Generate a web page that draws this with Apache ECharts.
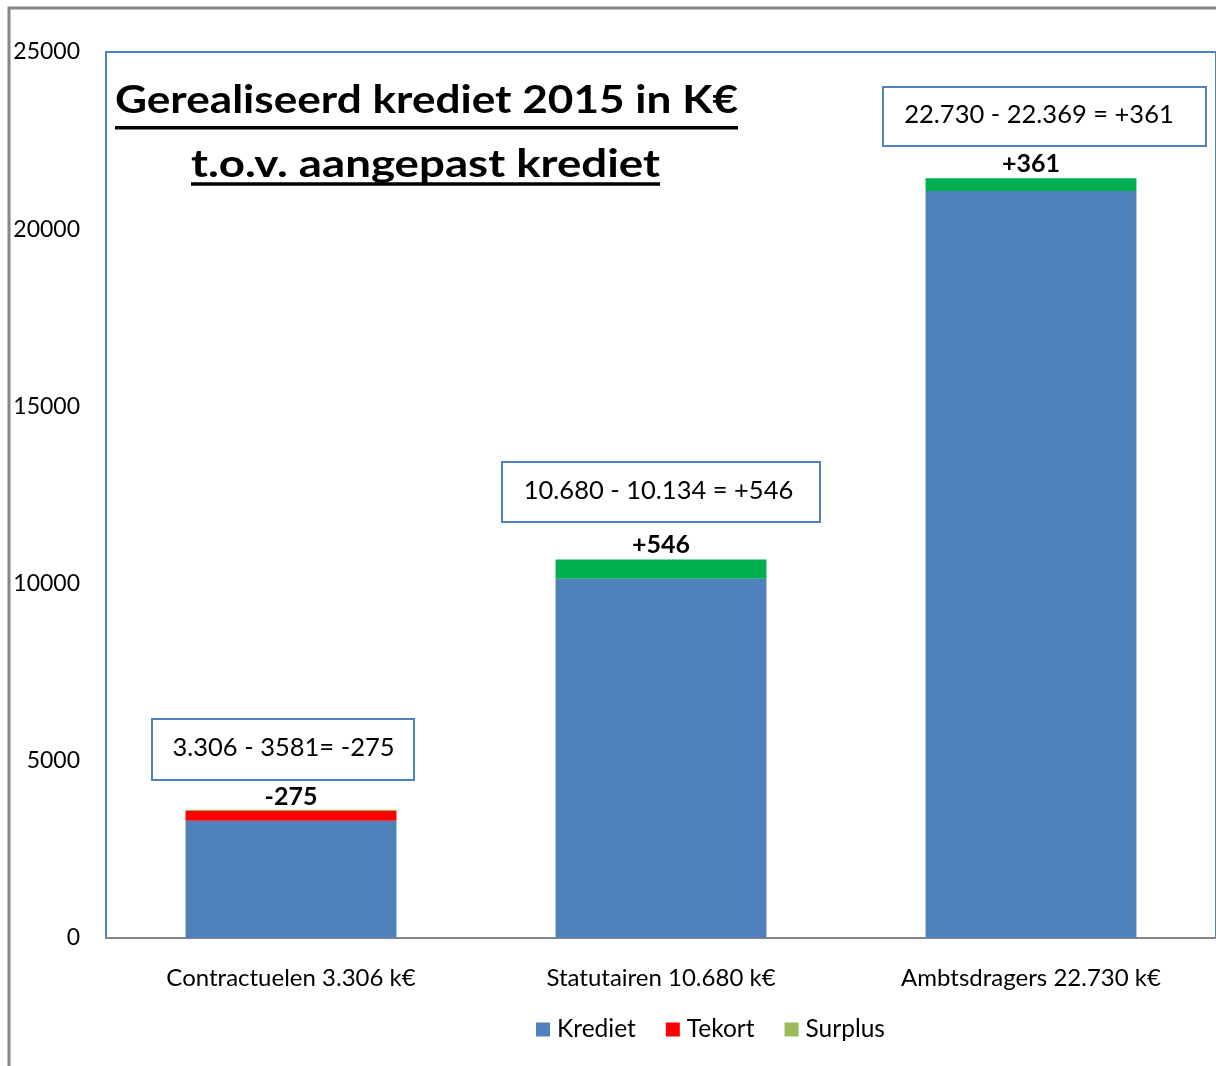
<!DOCTYPE html>
<html>
<head>
<meta charset="utf-8">
<style>
  html, body { margin: 0; padding: 0; background: #ffffff; }
  #chart { width: 1216px; height: 1066px; }
</style>
<script src="https://cdn.jsdelivr.net/npm/echarts@6/dist/echarts.min.js"></script>
</head>
<body>
<div id="chart"></div>
<script>
// Realised credit 2015 per staff group (k€), stacked: credit + deficit / surplus
const categories = ['Contractuelen 3.306 k€', 'Statutairen 10.680 k€', 'Ambtsdragers 22.730 k€'];
const kredietValues = [3306, 10134, 21075];
const tekortValues = [275, 0, 0];
const surplusValues = [35, 546, 361];
const seriesNames = ['Krediet', 'Tekort', 'Surplus'];
const yMin = 0;
const yMax = 25000;
const yInterval = 5000;
const titleLines = ['Gerealiseerd krediet 2015 in K€', 't.o.v. aangepast krediet'];
const noteTexts = ['3.306 - 3581= -275', '10.680 - 10.134 = +546', '22.730 - 22.369 = +361'];

const FONT = 'Lato, "Open Sans", sans-serif';
const BLUE = '#4f81bd';
const RED = '#ff0000';
const OLIVE = '#9bbb59';
const GREEN = '#00b050';
const GREY = '#868686';

const chart = echarts.init(document.getElementById('chart'), null, { renderer: 'canvas' });

// text width helper for the title layout
const measureCtx = document.createElement('canvas').getContext('2d');
function textWidth(str, font) {
  measureCtx.font = font;
  return measureCtx.measureText(str).width;
}

// title: two bold underlined lines, centred over the left half of the plot
const titleFont = 'bold 39px ' + FONT;
const titleLayout = [
  { cx: 426.5, width: 623, midY: 100, underlineY: 126 },
  { cx: 425.5, width: 469, midY: 164, underlineY: 182.3 }
];
const titleGraphics = [];
titleLines.forEach(function (line, i) {
  const L = titleLayout[i];
  const scale = L.width / textWidth(line, titleFont);
  titleGraphics.push({
    type: 'text', x: L.cx, y: L.midY, scaleX: scale,
    style: { text: line, font: titleFont, fill: '#000', align: 'center', verticalAlign: 'middle' }
  });
  titleGraphics.push({
    type: 'rect', shape: { x: L.cx - L.width / 2, y: L.underlineY, width: L.width, height: 3.5 },
    style: { fill: '#000' }
  });
});

// boxed notes with the difference per group
const noteBoxes = [
  { x: 152, y: 719, w: 262, h: 61, cx: 283.5, cy: 748 },
  { x: 502, y: 462, w: 318, h: 60, cx: 658.5, cy: 491 },
  { x: 883, y: 87, w: 323, h: 59, cx: 1039, cy: 115 }
];
const noteGraphics = [];
noteTexts.forEach(function (t, i) {
  const b = noteBoxes[i];
  noteGraphics.push({
    type: 'rect', shape: { x: b.x, y: b.y, width: b.w, height: b.h },
    style: { fill: '#fff', stroke: BLUE, lineWidth: 2 }, z: 10
  });
  noteGraphics.push({
    type: 'text', x: b.cx, y: b.cy, z: 11,
    style: { text: t, font: '25.5px ' + FONT, fill: '#000', align: 'center', verticalAlign: 'middle' }
  });
});

const segLabel = {
  show: true, position: 'top', distance: 2,
  color: '#000', fontFamily: FONT, fontWeight: 'bold', fontSize: 25
};

const option = {
  animation: false,
  backgroundColor: '#ffffff',
  textStyle: { fontFamily: FONT },
  grid: {
    left: 106, top: 52, width: 1113, height: 886,
    show: true, borderColor: BLUE, borderWidth: 2, backgroundColor: 'transparent'
  },
  legend: {
    data: seriesNames,
    left: 531, top: 1012,
    icon: 'rect', itemWidth: 14, itemHeight: 14, itemGap: 30,
    textStyle: { fontFamily: FONT, fontSize: 24.5, color: '#000', padding: [0, 0, 0, 2] }
  },
  xAxis: {
    type: 'category',
    data: categories,
    axisLine: { lineStyle: { color: GREY, width: 2 } },
    axisTick: { show: false },
    axisLabel: { color: '#000', fontFamily: FONT, fontSize: 24, margin: 28 }
  },
  yAxis: {
    type: 'value',
    min: yMin, max: yMax, interval: yInterval,
    axisLine: { show: false },
    axisTick: { show: false },
    splitLine: { show: false },
    axisLabel: {
      color: '#000', fontFamily: FONT, fontSize: 23, margin: 26,
      formatter: function (v) { return String(v); }
    }
  },
  series: [
    {
      name: seriesNames[0], type: 'bar', stack: 'total', barWidth: '57%',
      data: kredietValues, itemStyle: { color: BLUE }
    },
    {
      name: seriesNames[1], type: 'bar', stack: 'total',
      data: tekortValues, itemStyle: { color: RED },
      label: Object.assign({}, segLabel, {
        formatter: function (p) { return p.value > 0 ? '-' + p.value : ''; }
      })
    },
    {
      name: seriesNames[2], type: 'bar', stack: 'total',
      data: surplusValues,
      color: OLIVE,
      itemStyle: {
        color: function (p) { return tekortValues[p.dataIndex] > 0 ? OLIVE : GREEN; }
      },
      label: Object.assign({}, segLabel, {
        formatter: function (p) { return tekortValues[p.dataIndex] > 0 ? '' : '+' + p.value; }
      })
    }
  ],
  graphic: [
    {
      type: 'rect', shape: { x: 9, y: 8, width: 1300, height: 1200 },
      style: { fill: 'none', stroke: GREY, lineWidth: 3 }, z: -1
    }
  ].concat(titleGraphics, noteGraphics)
};

chart.setOption(option);
</script>
</body>
</html>
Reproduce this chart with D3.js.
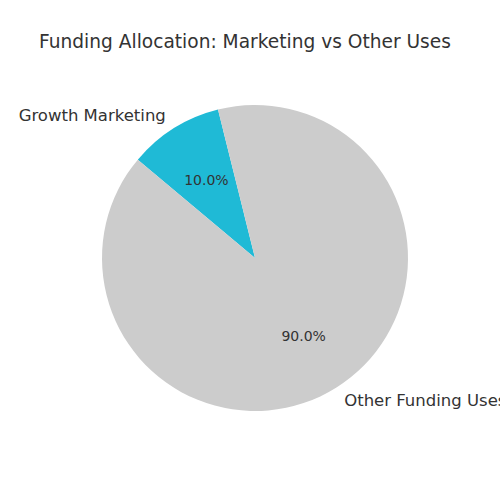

****

Goal » Without the pictures, write out every entry precisely as it appears.

Problem solution »
Generate a web page that draws this with Apache ECharts.
<!DOCTYPE html>
<html>
<head>
<meta charset="utf-8">
<style>
  html, body { margin: 0; padding: 0; background: #ffffff; }
  #chart { width: 1216px; height: 1066px; }
</style>
<script src="https://cdn.jsdelivr.net/npm/echarts@6/dist/echarts.min.js"></script>
</head>
<body>
<div id="chart"></div>
<script>
// Realised credit 2015 per staff group (k€), stacked: credit + deficit / surplus
const categories = ['Contractuelen 3.306 k€', 'Statutairen 10.680 k€', 'Ambtsdragers 22.730 k€'];
const kredietValues = [3306, 10134, 21075];
const tekortValues = [275, 0, 0];
const surplusValues = [35, 546, 361];
const seriesNames = ['Krediet', 'Tekort', 'Surplus'];
const yMin = 0;
const yMax = 25000;
const yInterval = 5000;
const titleLines = ['Gerealiseerd krediet 2015 in K€', 't.o.v. aangepast krediet'];
const noteTexts = ['3.306 - 3581= -275', '10.680 - 10.134 = +546', '22.730 - 22.369 = +361'];

const FONT = 'Lato, "Open Sans", sans-serif';
const BLUE = '#4f81bd';
const RED = '#ff0000';
const OLIVE = '#9bbb59';
const GREEN = '#00b050';
const GREY = '#868686';

const chart = echarts.init(document.getElementById('chart'), null, { renderer: 'canvas' });

// text width helper for the title layout
const measureCtx = document.createElement('canvas').getContext('2d');
function textWidth(str, font) {
  measureCtx.font = font;
  return measureCtx.measureText(str).width;
}

// title: two bold underlined lines, centred over the left half of the plot
const titleFont = 'bold 39px ' + FONT;
const titleLayout = [
  { cx: 426.5, width: 623, midY: 100, underlineY: 126 },
  { cx: 425.5, width: 469, midY: 164, underlineY: 182.3 }
];
const titleGraphics = [];
titleLines.forEach(function (line, i) {
  const L = titleLayout[i];
  const scale = L.width / textWidth(line, titleFont);
  titleGraphics.push({
    type: 'text', x: L.cx, y: L.midY, scaleX: scale,
    style: { text: line, font: titleFont, fill: '#000', align: 'center', verticalAlign: 'middle' }
  });
  titleGraphics.push({
    type: 'rect', shape: { x: L.cx - L.width / 2, y: L.underlineY, width: L.width, height: 3.5 },
    style: { fill: '#000' }
  });
});

// boxed notes with the difference per group
const noteBoxes = [
  { x: 152, y: 719, w: 262, h: 61, cx: 283.5, cy: 748 },
  { x: 502, y: 462, w: 318, h: 60, cx: 658.5, cy: 491 },
  { x: 883, y: 87, w: 323, h: 59, cx: 1039, cy: 115 }
];
const noteGraphics = [];
noteTexts.forEach(function (t, i) {
  const b = noteBoxes[i];
  noteGraphics.push({
    type: 'rect', shape: { x: b.x, y: b.y, width: b.w, height: b.h },
    style: { fill: '#fff', stroke: BLUE, lineWidth: 2 }, z: 10
  });
  noteGraphics.push({
    type: 'text', x: b.cx, y: b.cy, z: 11,
    style: { text: t, font: '25.5px ' + FONT, fill: '#000', align: 'center', verticalAlign: 'middle' }
  });
});

const segLabel = {
  show: true, position: 'top', distance: 2,
  color: '#000', fontFamily: FONT, fontWeight: 'bold', fontSize: 25
};

const option = {
  animation: false,
  backgroundColor: '#ffffff',
  textStyle: { fontFamily: FONT },
  grid: {
    left: 106, top: 52, width: 1113, height: 886,
    show: true, borderColor: BLUE, borderWidth: 2, backgroundColor: 'transparent'
  },
  legend: {
    data: seriesNames,
    left: 531, top: 1012,
    icon: 'rect', itemWidth: 14, itemHeight: 14, itemGap: 30,
    textStyle: { fontFamily: FONT, fontSize: 24.5, color: '#000', padding: [0, 0, 0, 2] }
  },
  xAxis: {
    type: 'category',
    data: categories,
    axisLine: { lineStyle: { color: GREY, width: 2 } },
    axisTick: { show: false },
    axisLabel: { color: '#000', fontFamily: FONT, fontSize: 24, margin: 28 }
  },
  yAxis: {
    type: 'value',
    min: yMin, max: yMax, interval: yInterval,
    axisLine: { show: false },
    axisTick: { show: false },
    splitLine: { show: false },
    axisLabel: {
      color: '#000', fontFamily: FONT, fontSize: 23, margin: 26,
      formatter: function (v) { return String(v); }
    }
  },
  series: [
    {
      name: seriesNames[0], type: 'bar', stack: 'total', barWidth: '57%',
      data: kredietValues, itemStyle: { color: BLUE }
    },
    {
      name: seriesNames[1], type: 'bar', stack: 'total',
      data: tekortValues, itemStyle: { color: RED },
      label: Object.assign({}, segLabel, {
        formatter: function (p) { return p.value > 0 ? '-' + p.value : ''; }
      })
    },
    {
      name: seriesNames[2], type: 'bar', stack: 'total',
      data: surplusValues,
      color: OLIVE,
      itemStyle: {
        color: function (p) { return tekortValues[p.dataIndex] > 0 ? OLIVE : GREEN; }
      },
      label: Object.assign({}, segLabel, {
        formatter: function (p) { return tekortValues[p.dataIndex] > 0 ? '' : '+' + p.value; }
      })
    }
  ],
  graphic: [
    {
      type: 'rect', shape: { x: 9, y: 8, width: 1300, height: 1200 },
      style: { fill: 'none', stroke: GREY, lineWidth: 3 }, z: -1
    }
  ].concat(titleGraphics, noteGraphics)
};

chart.setOption(option);
</script>
</body>
</html>
Reproduce this chart with D3.js.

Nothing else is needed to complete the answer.